▶ _GIVEN INSTRUCTION_
Data follows below. Repeat exactly the lines between the line holding "What D3.js code" and the line holding "var fontSize = 24;", inclusive, and nothing more; drop pictures.

▶ _DATA PROVIDED_
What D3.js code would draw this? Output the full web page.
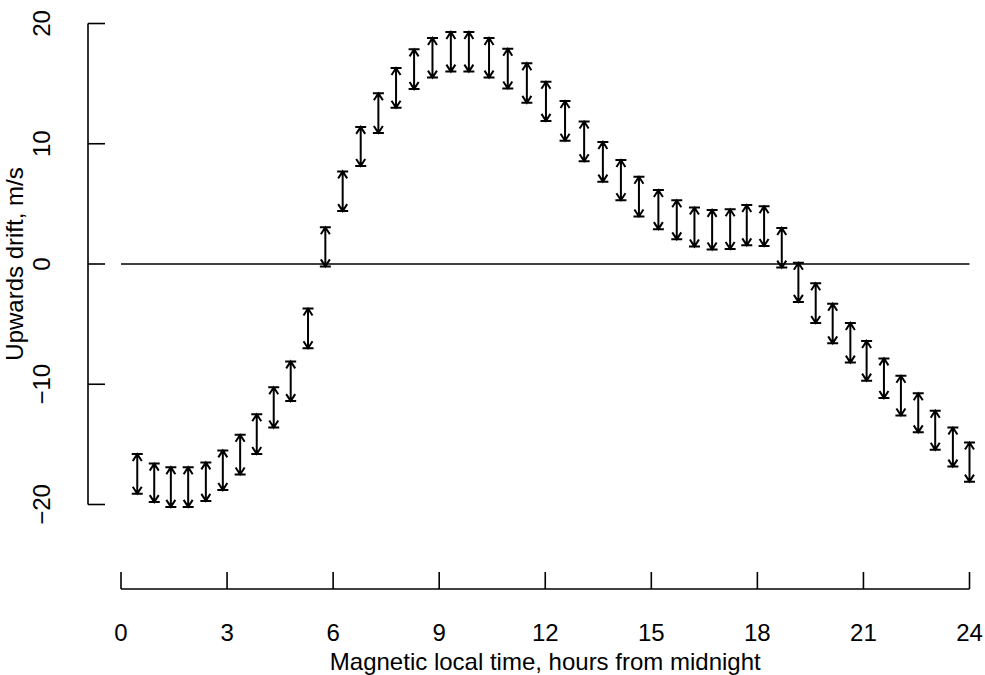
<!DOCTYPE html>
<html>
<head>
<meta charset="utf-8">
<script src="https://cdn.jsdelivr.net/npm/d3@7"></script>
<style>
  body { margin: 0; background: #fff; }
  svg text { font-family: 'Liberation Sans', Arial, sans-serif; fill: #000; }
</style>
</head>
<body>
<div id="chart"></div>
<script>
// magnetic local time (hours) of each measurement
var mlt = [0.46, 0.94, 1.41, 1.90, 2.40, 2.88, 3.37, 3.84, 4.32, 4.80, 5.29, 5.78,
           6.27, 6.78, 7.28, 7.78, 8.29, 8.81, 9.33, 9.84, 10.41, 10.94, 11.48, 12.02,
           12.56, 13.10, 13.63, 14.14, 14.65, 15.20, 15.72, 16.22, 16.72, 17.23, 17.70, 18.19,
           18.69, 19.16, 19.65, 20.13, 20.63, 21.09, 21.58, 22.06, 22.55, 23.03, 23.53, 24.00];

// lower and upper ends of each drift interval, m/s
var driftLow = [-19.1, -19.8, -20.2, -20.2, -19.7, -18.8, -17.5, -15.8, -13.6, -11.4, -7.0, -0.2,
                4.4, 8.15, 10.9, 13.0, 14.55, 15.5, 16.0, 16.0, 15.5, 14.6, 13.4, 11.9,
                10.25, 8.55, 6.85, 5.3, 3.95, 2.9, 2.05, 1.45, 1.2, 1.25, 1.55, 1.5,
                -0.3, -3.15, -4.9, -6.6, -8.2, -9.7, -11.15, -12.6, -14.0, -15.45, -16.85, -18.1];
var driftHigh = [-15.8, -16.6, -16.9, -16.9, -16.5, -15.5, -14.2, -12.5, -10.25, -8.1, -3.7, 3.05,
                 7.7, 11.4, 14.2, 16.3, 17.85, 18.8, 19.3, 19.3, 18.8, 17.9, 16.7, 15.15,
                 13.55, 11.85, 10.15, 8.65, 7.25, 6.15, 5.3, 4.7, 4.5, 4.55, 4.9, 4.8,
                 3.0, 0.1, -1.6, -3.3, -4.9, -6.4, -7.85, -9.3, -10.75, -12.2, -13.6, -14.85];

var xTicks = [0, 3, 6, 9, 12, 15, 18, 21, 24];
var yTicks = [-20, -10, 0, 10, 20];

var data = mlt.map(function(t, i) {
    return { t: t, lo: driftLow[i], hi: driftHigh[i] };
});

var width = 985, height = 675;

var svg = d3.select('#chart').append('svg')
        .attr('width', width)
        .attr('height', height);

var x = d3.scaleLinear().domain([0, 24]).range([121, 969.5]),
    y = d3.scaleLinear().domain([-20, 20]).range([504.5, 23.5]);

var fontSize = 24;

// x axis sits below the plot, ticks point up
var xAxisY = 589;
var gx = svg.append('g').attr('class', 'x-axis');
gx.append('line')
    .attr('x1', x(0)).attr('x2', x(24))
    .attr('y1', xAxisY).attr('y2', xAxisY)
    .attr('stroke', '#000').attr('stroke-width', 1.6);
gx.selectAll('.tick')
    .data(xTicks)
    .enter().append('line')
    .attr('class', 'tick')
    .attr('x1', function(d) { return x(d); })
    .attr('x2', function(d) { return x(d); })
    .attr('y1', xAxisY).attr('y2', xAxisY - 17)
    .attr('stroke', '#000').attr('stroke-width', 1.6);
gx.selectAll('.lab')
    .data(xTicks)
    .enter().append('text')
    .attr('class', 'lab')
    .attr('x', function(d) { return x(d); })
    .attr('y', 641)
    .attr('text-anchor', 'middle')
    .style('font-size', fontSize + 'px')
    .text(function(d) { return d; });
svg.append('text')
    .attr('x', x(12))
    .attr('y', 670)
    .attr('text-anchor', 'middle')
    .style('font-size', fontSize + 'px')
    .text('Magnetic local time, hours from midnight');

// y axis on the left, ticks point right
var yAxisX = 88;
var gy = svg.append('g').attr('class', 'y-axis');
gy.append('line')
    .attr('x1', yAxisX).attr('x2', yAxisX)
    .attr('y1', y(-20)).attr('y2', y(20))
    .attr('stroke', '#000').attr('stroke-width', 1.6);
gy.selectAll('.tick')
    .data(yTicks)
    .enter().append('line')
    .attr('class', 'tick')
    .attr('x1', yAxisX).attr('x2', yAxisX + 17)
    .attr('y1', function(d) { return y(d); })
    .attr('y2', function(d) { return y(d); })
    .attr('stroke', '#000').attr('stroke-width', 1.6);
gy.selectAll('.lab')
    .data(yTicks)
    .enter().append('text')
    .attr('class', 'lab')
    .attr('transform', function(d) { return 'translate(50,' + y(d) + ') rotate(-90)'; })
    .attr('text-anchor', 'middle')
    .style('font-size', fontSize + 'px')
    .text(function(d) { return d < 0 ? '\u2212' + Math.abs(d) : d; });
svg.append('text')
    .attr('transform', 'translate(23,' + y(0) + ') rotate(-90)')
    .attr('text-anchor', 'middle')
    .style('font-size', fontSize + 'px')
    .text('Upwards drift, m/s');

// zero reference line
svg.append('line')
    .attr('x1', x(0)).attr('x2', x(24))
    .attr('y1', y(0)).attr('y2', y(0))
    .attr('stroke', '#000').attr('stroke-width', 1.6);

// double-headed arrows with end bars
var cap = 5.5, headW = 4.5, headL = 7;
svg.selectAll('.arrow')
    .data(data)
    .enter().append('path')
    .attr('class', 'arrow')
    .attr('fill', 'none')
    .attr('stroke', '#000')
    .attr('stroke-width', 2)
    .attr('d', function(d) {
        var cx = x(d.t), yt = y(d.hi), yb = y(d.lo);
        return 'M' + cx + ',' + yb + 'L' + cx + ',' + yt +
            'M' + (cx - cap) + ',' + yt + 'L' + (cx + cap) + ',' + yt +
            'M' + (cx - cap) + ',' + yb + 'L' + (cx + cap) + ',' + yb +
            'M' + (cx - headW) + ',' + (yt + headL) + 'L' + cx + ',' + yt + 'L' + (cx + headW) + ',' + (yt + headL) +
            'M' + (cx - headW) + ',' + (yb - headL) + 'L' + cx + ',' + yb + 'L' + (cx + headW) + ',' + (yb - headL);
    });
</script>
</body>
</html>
* * *
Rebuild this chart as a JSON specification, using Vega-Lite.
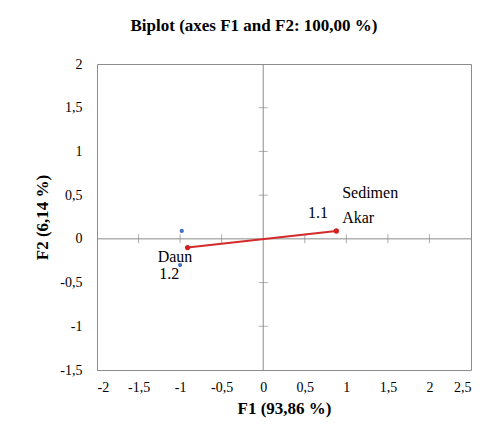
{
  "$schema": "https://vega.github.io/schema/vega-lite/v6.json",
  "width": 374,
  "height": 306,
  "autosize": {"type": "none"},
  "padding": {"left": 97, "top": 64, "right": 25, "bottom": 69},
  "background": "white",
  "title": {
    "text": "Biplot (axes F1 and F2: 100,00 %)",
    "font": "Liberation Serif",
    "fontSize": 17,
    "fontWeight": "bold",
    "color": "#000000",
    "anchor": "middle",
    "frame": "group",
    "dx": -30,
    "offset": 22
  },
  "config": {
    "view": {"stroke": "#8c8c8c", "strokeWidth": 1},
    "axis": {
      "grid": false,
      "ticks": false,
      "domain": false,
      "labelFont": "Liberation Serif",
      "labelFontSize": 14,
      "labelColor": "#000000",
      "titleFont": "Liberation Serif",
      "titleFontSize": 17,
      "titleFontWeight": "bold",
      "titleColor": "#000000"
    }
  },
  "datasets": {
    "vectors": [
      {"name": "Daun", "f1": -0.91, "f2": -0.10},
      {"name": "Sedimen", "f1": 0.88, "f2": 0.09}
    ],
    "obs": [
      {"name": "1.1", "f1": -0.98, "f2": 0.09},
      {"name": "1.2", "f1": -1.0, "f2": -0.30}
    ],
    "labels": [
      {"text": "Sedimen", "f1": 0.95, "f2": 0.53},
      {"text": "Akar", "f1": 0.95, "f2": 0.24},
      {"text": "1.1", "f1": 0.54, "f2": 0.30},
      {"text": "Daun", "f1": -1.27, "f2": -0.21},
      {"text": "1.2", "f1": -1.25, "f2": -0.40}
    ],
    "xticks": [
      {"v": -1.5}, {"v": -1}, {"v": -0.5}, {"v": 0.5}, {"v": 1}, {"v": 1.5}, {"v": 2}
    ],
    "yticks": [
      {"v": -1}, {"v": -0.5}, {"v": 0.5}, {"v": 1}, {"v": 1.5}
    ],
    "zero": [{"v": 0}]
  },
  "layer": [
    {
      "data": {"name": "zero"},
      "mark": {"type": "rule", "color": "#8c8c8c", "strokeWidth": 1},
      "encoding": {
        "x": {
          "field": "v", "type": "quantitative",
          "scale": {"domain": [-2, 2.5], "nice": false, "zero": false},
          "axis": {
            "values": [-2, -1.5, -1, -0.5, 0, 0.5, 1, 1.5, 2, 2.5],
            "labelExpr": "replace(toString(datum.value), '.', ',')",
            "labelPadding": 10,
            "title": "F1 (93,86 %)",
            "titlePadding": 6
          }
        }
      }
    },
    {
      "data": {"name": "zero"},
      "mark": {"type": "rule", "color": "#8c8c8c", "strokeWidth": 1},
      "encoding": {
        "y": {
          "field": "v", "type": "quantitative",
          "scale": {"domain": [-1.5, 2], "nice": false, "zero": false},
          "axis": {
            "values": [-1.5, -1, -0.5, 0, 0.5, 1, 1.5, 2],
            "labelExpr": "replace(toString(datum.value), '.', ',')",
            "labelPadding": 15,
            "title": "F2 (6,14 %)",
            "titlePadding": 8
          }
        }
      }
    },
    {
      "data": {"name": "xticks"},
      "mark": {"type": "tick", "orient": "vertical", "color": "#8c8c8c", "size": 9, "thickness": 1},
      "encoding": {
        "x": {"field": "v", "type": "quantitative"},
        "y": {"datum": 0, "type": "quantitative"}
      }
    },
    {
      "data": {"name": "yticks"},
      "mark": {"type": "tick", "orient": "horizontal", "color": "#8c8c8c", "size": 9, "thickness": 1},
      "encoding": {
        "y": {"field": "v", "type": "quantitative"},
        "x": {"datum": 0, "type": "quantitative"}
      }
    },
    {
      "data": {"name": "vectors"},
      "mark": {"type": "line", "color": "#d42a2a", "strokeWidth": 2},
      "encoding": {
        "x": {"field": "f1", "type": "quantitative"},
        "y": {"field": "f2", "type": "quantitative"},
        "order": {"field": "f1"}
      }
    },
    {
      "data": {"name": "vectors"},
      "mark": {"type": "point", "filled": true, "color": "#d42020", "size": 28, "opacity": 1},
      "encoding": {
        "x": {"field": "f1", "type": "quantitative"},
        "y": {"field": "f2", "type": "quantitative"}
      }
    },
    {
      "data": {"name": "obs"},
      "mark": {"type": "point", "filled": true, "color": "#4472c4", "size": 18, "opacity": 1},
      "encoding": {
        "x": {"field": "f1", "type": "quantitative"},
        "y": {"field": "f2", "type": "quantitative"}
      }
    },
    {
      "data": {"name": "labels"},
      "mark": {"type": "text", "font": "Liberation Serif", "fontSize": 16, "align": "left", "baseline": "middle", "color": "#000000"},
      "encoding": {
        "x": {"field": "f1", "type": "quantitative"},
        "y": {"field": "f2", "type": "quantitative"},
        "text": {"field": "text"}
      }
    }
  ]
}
--
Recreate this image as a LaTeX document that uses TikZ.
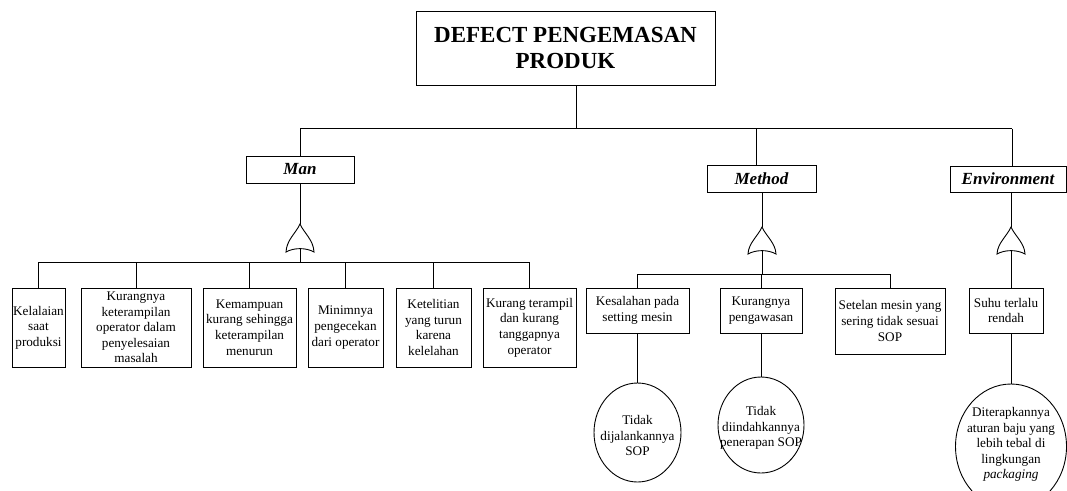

▶ _EXERCISE OUTPUT_
What D3.js code would draw this? Output the full web page.
<!DOCTYPE html>
<html>
<head>
<meta charset="utf-8">
<script src="https://cdn.jsdelivr.net/npm/d3@7"></script>
<style>
  body { margin: 0; background: #fff; }
  svg text { font-family: 'Liberation Sans', Arial, sans-serif; fill: #000; }
</style>
</head>
<body>
<div id="chart"></div>
<script>
// magnetic local time (hours) of each measurement
var mlt = [0.46, 0.94, 1.41, 1.90, 2.40, 2.88, 3.37, 3.84, 4.32, 4.80, 5.29, 5.78,
           6.27, 6.78, 7.28, 7.78, 8.29, 8.81, 9.33, 9.84, 10.41, 10.94, 11.48, 12.02,
           12.56, 13.10, 13.63, 14.14, 14.65, 15.20, 15.72, 16.22, 16.72, 17.23, 17.70, 18.19,
           18.69, 19.16, 19.65, 20.13, 20.63, 21.09, 21.58, 22.06, 22.55, 23.03, 23.53, 24.00];

// lower and upper ends of each drift interval, m/s
var driftLow = [-19.1, -19.8, -20.2, -20.2, -19.7, -18.8, -17.5, -15.8, -13.6, -11.4, -7.0, -0.2,
                4.4, 8.15, 10.9, 13.0, 14.55, 15.5, 16.0, 16.0, 15.5, 14.6, 13.4, 11.9,
                10.25, 8.55, 6.85, 5.3, 3.95, 2.9, 2.05, 1.45, 1.2, 1.25, 1.55, 1.5,
                -0.3, -3.15, -4.9, -6.6, -8.2, -9.7, -11.15, -12.6, -14.0, -15.45, -16.85, -18.1];
var driftHigh = [-15.8, -16.6, -16.9, -16.9, -16.5, -15.5, -14.2, -12.5, -10.25, -8.1, -3.7, 3.05,
                 7.7, 11.4, 14.2, 16.3, 17.85, 18.8, 19.3, 19.3, 18.8, 17.9, 16.7, 15.15,
                 13.55, 11.85, 10.15, 8.65, 7.25, 6.15, 5.3, 4.7, 4.5, 4.55, 4.9, 4.8,
                 3.0, 0.1, -1.6, -3.3, -4.9, -6.4, -7.85, -9.3, -10.75, -12.2, -13.6, -14.85];

var xTicks = [0, 3, 6, 9, 12, 15, 18, 21, 24];
var yTicks = [-20, -10, 0, 10, 20];

var data = mlt.map(function(t, i) {
    return { t: t, lo: driftLow[i], hi: driftHigh[i] };
});

var width = 985, height = 675;

var svg = d3.select('#chart').append('svg')
        .attr('width', width)
        .attr('height', height);

var x = d3.scaleLinear().domain([0, 24]).range([121, 969.5]),
    y = d3.scaleLinear().domain([-20, 20]).range([504.5, 23.5]);

var fontSize = 24;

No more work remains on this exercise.